29.4.06

Peregrinatio mediolanensis III

[Turner - Auto-retrato]

Je lisais, peut-être. Ou dormia, não sei. Era noite. Não, é pouco provável que estivesse a ler. Gosto demasiado do ronronar do comboio nos carris, à noite. Quando não se vê nada pela janela senão negrume, quando não há habitações por perto e as nuvens cobrem a Lua. Abre-se a porta do compartimento. Tu parles français? Ouais, enfin, je me débrouille. Ah, c'est bien. C'est que mon copain il dort, et je m'embête, ça te gêne si je reste ici avec toi? Senta-se em frente. Simpatizamos imediatamente um com o outro. Na altura eu era bilingue quase perfeito. Conta-me a sua história, que vai para Burgos com um amigo.
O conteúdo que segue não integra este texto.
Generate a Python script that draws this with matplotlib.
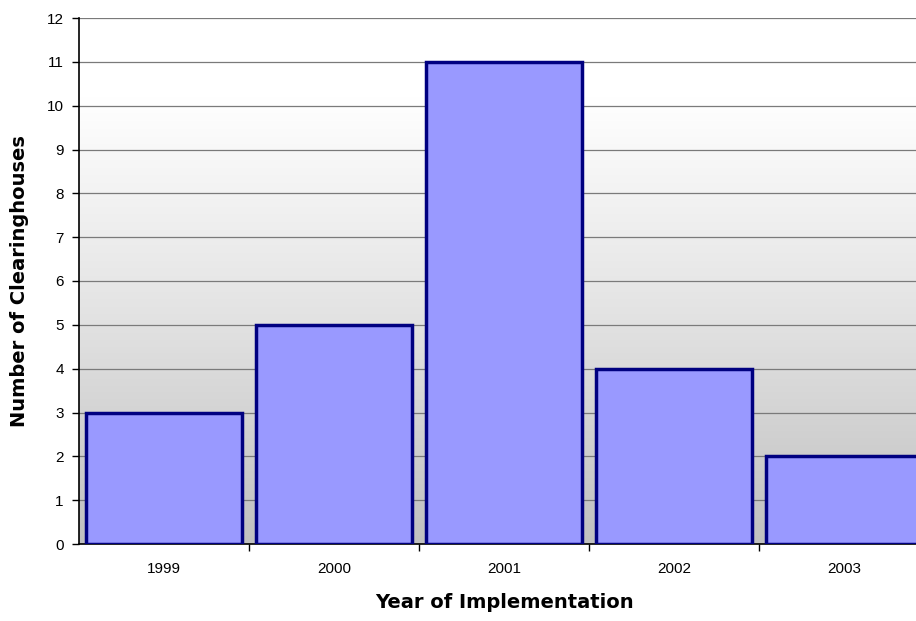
import numpy as np
import matplotlib
matplotlib.use('Agg')
import matplotlib.pyplot as plt
from matplotlib.colors import LinearSegmentedColormap

# data
years = ['1999', '2000', '2001', '2002', '2003']
counts = [3, 5, 11, 4, 2]
y_ticks = list(range(0, 13))

plt.rcParams['font.family'] = ['Liberation Sans', 'DejaVu Sans']

fig = plt.figure(figsize=(9.16, 6.21), dpi=100)
# the plot area runs past the right edge of the picture, as in the reference
ax = fig.add_axes([79 / 916, 77 / 621, 850 / 916, 526 / 621])

x = np.arange(len(years))
ax.set_xlim(-0.5, len(years) - 0.5)
ax.set_ylim(0, 12)

# grey-to-white background gradient
grad = np.linspace(0, 1, 256).reshape(-1, 1)
cmap = LinearSegmentedColormap.from_list(
    'bg', [(0.0, '#c0c0c0'), (0.45, '#e4e4e4'), (0.85, '#ffffff'), (1.0, '#ffffff')])
ax.imshow(grad, aspect='auto', cmap=cmap, origin='lower',
          extent=(-0.5, len(years) - 0.5, 0, 12), zorder=0)

ax.set_yticks(y_ticks)
ax.yaxis.grid(True, color='#7a7a7a', linewidth=0.9, zorder=1)
ax.set_axisbelow(True)

ax.bar(x, counts, width=0.92, color='#9999ff', edgecolor='#000080',
       linewidth=2.5, zorder=3)

# category ticks sit on the boundaries between bars
ax.set_xticks(x + 0.5, minor=False)
ax.set_xticklabels([])
ax.set_xticks(x, minor=True)
ax.set_xticklabels(years, minor=True, fontsize=11)
ax.tick_params(axis='x', which='minor', length=0, pad=13)
ax.tick_params(axis='x', which='major', length=5, width=1, direction='out')
ax.tick_params(axis='y', length=5, width=1, direction='out', labelsize=11, pad=6)

for side in ['top', 'right']:
    ax.spines[side].set_visible(False)
ax.spines['left'].set_linewidth(1.2)
ax.spines['bottom'].set_linewidth(1.2)

ax.set_xlabel('Year of Implementation', fontsize=14, fontweight='bold',
              family='DejaVu Sans', labelpad=12)
ax.set_ylabel('Number of Clearinghouses', fontsize=14, fontweight='bold',
              family='DejaVu Sans', labelpad=13)

fig.savefig('out.png', dpi=100)
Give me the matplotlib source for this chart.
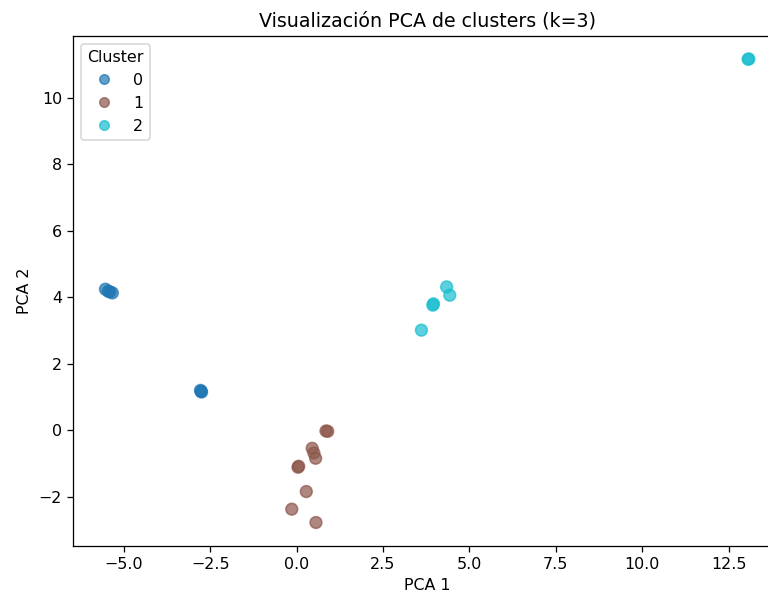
import numpy as np
import matplotlib
matplotlib.use("Agg")
import matplotlib.pyplot as plt

# PCA coordinates, one array per cluster
pca1_c0 = [-5.53, -5.45, -5.40, -5.33, -2.78, -2.76, -2.75]
pca2_c0 = [4.24, 4.18, 4.16, 4.13, 1.20, 1.17, 1.15]

pca1_c1 = [0.85, 0.90, 0.45, 0.50, 0.55, 0.04, 0.06, 0.28, -0.14, 0.56]
pca2_c1 = [-0.02, -0.03, -0.54, -0.68, -0.84, -1.11, -1.08, -1.84, -2.37, -2.77]

pca1_c2 = [13.06, 13.08, 4.34, 4.43, 3.94, 3.96, 3.61]
pca2_c2 = [11.15, 11.16, 4.31, 4.06, 3.76, 3.80, 3.01]

x = np.array(pca1_c0 + pca1_c1 + pca1_c2)
y = np.array(pca2_c0 + pca2_c1 + pca2_c2)
labels = np.array([0] * len(pca1_c0) + [1] * len(pca1_c1) + [2] * len(pca1_c2))

# the screenshot is a slightly enlarged render, hence the odd dpi
dpi = 114
fig = plt.figure(figsize=(768 / dpi, 595 / dpi), dpi=dpi)
# the original screenshot cuts off the right side of the axes
ax = fig.add_axes([0.0954, 0.0829, 0.9215, 0.857])

sc = ax.scatter(x, y, c=labels, cmap='tab10', s=55, alpha=0.7)

handles, names = sc.legend_elements()
ax.legend(handles, ['0', '1', '2'], title='Cluster', loc='upper left')

ax.set_title('Visualización PCA de clusters (k=3)')
ax.set_xlabel('PCA 1')
ax.set_ylabel('PCA 2')

fig.savefig('out.png', dpi=dpi)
Entrou em Coimbra, várias horas antes. Até ali teria rezado, se acreditasse em deuses, para ficar sozinho o resto da viagem. Porém em poucas horas criáramos laços, que se viriam a tornar fortes e duradouros. Mas isso ficará para outra história. O que interessa agora é que naquele momento fiquei triste. Tinha vontade de continuar o resto da viagem a conversar com ele. E Burgos estava quase. Depois chegou o amigo, estremunhado. Trocamos moradas, prometemos correspondência. Saem ambos. Dizem-me adeus da plataforma. E eu sigo, sozinho. Vazio. Não sei para onde.